The Vice-Chancellor had power to hear interlocutory matters out of the jurisdiction, but he could only hear causes out of the jurisdiction by consent.

== Officers ==
There was an Attorney-General of the County Palatine and Duchy of Lancaster. There were three district registrars of the Liverpool, Manchester and Preston districts respectively, with one assistant registrar at Liverpool and two at Manchester. The registrars were appointed by the Chancellor of the Duchy and County Palatine, and held office during his pleasure. The registrars in the Palatine Court performed the duties which the Masters of the Supreme Court (Chancery Division and Taxing Office), the Chancery Registrars, and the Clerks in the Central Office performed in the High Court.

There was also a comptroller, who was appointed by the Chancellor. His duties were to check receipts and payments of suitors' moneys.

The other officers were a seal-keeper and a cursitor.

==Other relevant legislation==
The court was regulated by the following acts in particular:

- The Court of Chancery of Lancaster Act 1850 (13 & 14 Vict. c. 43)
- The Court of Chancery of Lancaster Act 1854 (17 & 18 Vict. c. 82)
- The Chancery of Lancaster Act 1890 (53 & 54 Vict. c. 23)
- The Court of Chancery of Lancaster Act 1952 (15 & 16 Geo. 6 & 1 Eliz. 2. c. 49)
- The Court of Chancery of Lancaster (Amendment) Act 1961 (9 & 10 Eliz. 2. c. 38)
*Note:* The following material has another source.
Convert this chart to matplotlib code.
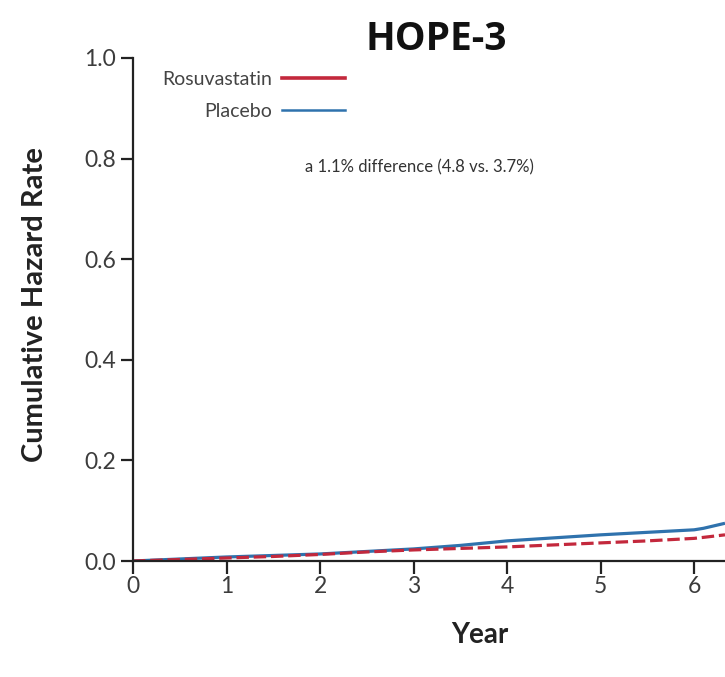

All of these acts were repealed by section 56 of, and schedule 11 to, the Courts Act 1971.

===Funds in court===

Section 52 of the Administration of Justice Act 1956 provided:

===Evidence of foreign law===

See sections 4(2) and 4(4)(a) and (b) of the Civil Evidence Act 1972.

===Reciprocal enforcement of foreign judgments===

See:
- article 2(1)(a) of the convention set out in the Schedule to the Reciprocal Enforcement of Foreign Judgments (Israel) Order 1971 (SI 1971/1039).
- article 2(1)(a) of the convention set out in the Schedule to the Reciprocal Enforcement of Foreign Judgments (the Netherlands) Order 1969 (SI 1969/1063)
- article 2(1)(a) of the convention set out in the Schedule to the Reciprocal Enforcement of Foreign Judgments (Norway) Order 1962 (SI 1962/636)

===Power to authorise superior landlord to enter and execute works===

See section 30(3) of the Housing, Town Planning, &c. Act 1919.

===Power of court to authorise examination of works on unfit premises or for improvement===

See section 164(3) of the Housing Act 1957.

===Land Charges Act 1925===

See section 20(2) of the Land Charges Act 1925.

==Merger with the High Court==
On the appointed day the Court of Chancery of the County Palatine of Lancaster was merged with the High Court. Accordingly, on and after that day no jurisdiction, whether conferred by statute or otherwise, could be exercised, or can now be exercised, by the Court of Chancery of the County Palatine of Lancaster as such. The Court of Chancery of the County Palatine of Lancaster was abolished on merger with the High Court.

===Transitional provisions===
Transitional provisions were contained in Part I of Schedule 5 to the Courts Act 1971.

===Offices===
Any judicial or other office in the Court of Chancery of the County Palatine of Lancaster, other than the office of Vice-Chancellor of the County Palatine of Lancaster, was abolished by section 44(1)(b) of the Courts Act 1971.

Section 44(2) conferred a power to make regulations to provide for the compensation of persons who suffered loss of employment or loss or diminution of emoluments attributable to the effect of section 44(1)(b) or to the merger of the Court of Chancery of the County Palatine of Lancaster.